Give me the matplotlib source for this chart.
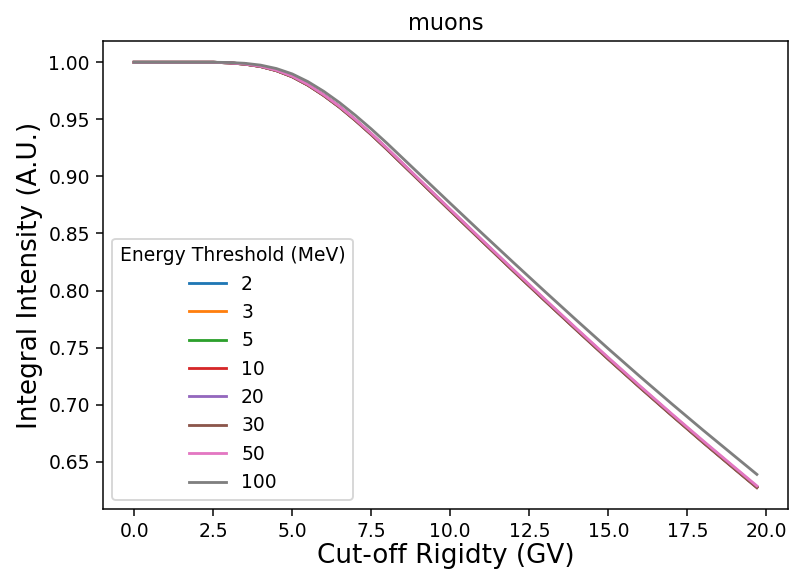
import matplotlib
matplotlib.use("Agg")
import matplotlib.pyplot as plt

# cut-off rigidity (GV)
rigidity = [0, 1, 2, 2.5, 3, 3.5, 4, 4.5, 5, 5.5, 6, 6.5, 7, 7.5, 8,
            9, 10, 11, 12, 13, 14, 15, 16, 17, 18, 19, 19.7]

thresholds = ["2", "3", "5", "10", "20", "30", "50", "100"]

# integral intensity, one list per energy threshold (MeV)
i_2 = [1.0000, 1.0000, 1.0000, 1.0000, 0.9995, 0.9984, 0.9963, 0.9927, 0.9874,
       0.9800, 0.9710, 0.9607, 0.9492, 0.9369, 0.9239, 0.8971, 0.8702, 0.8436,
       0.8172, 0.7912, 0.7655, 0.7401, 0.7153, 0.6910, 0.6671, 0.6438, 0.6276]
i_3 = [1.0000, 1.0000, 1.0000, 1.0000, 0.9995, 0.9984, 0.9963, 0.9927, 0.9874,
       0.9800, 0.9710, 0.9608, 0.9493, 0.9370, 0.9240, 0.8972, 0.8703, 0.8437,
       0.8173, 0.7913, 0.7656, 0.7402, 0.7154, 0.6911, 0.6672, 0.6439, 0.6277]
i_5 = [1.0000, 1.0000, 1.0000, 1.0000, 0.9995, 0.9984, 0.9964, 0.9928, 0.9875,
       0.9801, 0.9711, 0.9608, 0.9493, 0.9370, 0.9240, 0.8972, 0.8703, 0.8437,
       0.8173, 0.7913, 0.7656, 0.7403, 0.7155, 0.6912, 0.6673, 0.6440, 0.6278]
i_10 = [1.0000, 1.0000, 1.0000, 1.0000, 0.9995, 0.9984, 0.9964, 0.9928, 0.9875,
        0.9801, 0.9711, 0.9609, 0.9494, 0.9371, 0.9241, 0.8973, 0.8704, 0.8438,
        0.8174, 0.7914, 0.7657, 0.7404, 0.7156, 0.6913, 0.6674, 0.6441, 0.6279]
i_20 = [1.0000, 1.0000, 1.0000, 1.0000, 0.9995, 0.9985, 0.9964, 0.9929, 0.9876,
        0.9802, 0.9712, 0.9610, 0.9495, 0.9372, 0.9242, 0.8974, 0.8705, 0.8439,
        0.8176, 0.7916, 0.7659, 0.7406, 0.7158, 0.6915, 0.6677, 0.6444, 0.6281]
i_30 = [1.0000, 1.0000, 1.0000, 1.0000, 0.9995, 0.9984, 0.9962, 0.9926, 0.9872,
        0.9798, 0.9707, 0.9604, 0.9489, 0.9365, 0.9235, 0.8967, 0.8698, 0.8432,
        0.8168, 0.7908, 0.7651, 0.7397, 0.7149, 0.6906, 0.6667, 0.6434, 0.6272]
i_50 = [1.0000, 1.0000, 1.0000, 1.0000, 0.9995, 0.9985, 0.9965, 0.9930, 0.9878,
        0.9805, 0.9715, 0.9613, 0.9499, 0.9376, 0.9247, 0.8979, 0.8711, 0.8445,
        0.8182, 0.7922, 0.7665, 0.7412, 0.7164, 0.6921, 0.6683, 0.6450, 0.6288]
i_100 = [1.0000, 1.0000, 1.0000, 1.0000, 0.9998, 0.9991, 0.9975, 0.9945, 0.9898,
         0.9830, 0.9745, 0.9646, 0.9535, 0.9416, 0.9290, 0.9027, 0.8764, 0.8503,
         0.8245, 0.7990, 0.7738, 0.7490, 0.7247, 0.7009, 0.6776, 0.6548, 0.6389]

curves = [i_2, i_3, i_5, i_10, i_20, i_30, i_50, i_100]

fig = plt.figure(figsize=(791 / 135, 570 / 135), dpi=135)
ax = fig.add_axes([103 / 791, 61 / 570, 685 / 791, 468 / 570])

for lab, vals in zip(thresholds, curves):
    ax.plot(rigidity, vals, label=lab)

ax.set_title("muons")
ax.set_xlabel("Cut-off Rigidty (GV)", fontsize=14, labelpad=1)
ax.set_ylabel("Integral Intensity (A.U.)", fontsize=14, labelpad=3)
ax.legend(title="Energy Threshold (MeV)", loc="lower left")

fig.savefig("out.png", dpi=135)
-*-*-
• [Task goal]: Every line above should be repeated exactly; pictures stay out of the copy.

• [Response]:
Give me the matplotlib source for this chart.
import matplotlib
matplotlib.use("Agg")
import matplotlib.pyplot as plt

# cut-off rigidity (GV)
rigidity = [0, 1, 2, 2.5, 3, 3.5, 4, 4.5, 5, 5.5, 6, 6.5, 7, 7.5, 8,
            9, 10, 11, 12, 13, 14, 15, 16, 17, 18, 19, 19.7]

thresholds = ["2", "3", "5", "10", "20", "30", "50", "100"]

# integral intensity, one list per energy threshold (MeV)
i_2 = [1.0000, 1.0000, 1.0000, 1.0000, 0.9995, 0.9984, 0.9963, 0.9927, 0.9874,
       0.9800, 0.9710, 0.9607, 0.9492, 0.9369, 0.9239, 0.8971, 0.8702, 0.8436,
       0.8172, 0.7912, 0.7655, 0.7401, 0.7153, 0.6910, 0.6671, 0.6438, 0.6276]
i_3 = [1.0000, 1.0000, 1.0000, 1.0000, 0.9995, 0.9984, 0.9963, 0.9927, 0.9874,
       0.9800, 0.9710, 0.9608, 0.9493, 0.9370, 0.9240, 0.8972, 0.8703, 0.8437,
       0.8173, 0.7913, 0.7656, 0.7402, 0.7154, 0.6911, 0.6672, 0.6439, 0.6277]
i_5 = [1.0000, 1.0000, 1.0000, 1.0000, 0.9995, 0.9984, 0.9964, 0.9928, 0.9875,
       0.9801, 0.9711, 0.9608, 0.9493, 0.9370, 0.9240, 0.8972, 0.8703, 0.8437,
       0.8173, 0.7913, 0.7656, 0.7403, 0.7155, 0.6912, 0.6673, 0.6440, 0.6278]
i_10 = [1.0000, 1.0000, 1.0000, 1.0000, 0.9995, 0.9984, 0.9964, 0.9928, 0.9875,
        0.9801, 0.9711, 0.9609, 0.9494, 0.9371, 0.9241, 0.8973, 0.8704, 0.8438,
        0.8174, 0.7914, 0.7657, 0.7404, 0.7156, 0.6913, 0.6674, 0.6441, 0.6279]
i_20 = [1.0000, 1.0000, 1.0000, 1.0000, 0.9995, 0.9985, 0.9964, 0.9929, 0.9876,
        0.9802, 0.9712, 0.9610, 0.9495, 0.9372, 0.9242, 0.8974, 0.8705, 0.8439,
        0.8176, 0.7916, 0.7659, 0.7406, 0.7158, 0.6915, 0.6677, 0.6444, 0.6281]
i_30 = [1.0000, 1.0000, 1.0000, 1.0000, 0.9995, 0.9984, 0.9962, 0.9926, 0.9872,
        0.9798, 0.9707, 0.9604, 0.9489, 0.9365, 0.9235, 0.8967, 0.8698, 0.8432,
        0.8168, 0.7908, 0.7651, 0.7397, 0.7149, 0.6906, 0.6667, 0.6434, 0.6272]
i_50 = [1.0000, 1.0000, 1.0000, 1.0000, 0.9995, 0.9985, 0.9965, 0.9930, 0.9878,
        0.9805, 0.9715, 0.9613, 0.9499, 0.9376, 0.9247, 0.8979, 0.8711, 0.8445,
        0.8182, 0.7922, 0.7665, 0.7412, 0.7164, 0.6921, 0.6683, 0.6450, 0.6288]
i_100 = [1.0000, 1.0000, 1.0000, 1.0000, 0.9998, 0.9991, 0.9975, 0.9945, 0.9898,
         0.9830, 0.9745, 0.9646, 0.9535, 0.9416, 0.9290, 0.9027, 0.8764, 0.8503,
         0.8245, 0.7990, 0.7738, 0.7490, 0.7247, 0.7009, 0.6776, 0.6548, 0.6389]

curves = [i_2, i_3, i_5, i_10, i_20, i_30, i_50, i_100]

fig = plt.figure(figsize=(791 / 135, 570 / 135), dpi=135)
ax = fig.add_axes([103 / 791, 61 / 570, 685 / 791, 468 / 570])

for lab, vals in zip(thresholds, curves):
    ax.plot(rigidity, vals, label=lab)

ax.set_title("muons")
ax.set_xlabel("Cut-off Rigidty (GV)", fontsize=14, labelpad=1)
ax.set_ylabel("Integral Intensity (A.U.)", fontsize=14, labelpad=3)
ax.legend(title="Energy Threshold (MeV)", loc="lower left")

fig.savefig("out.png", dpi=135)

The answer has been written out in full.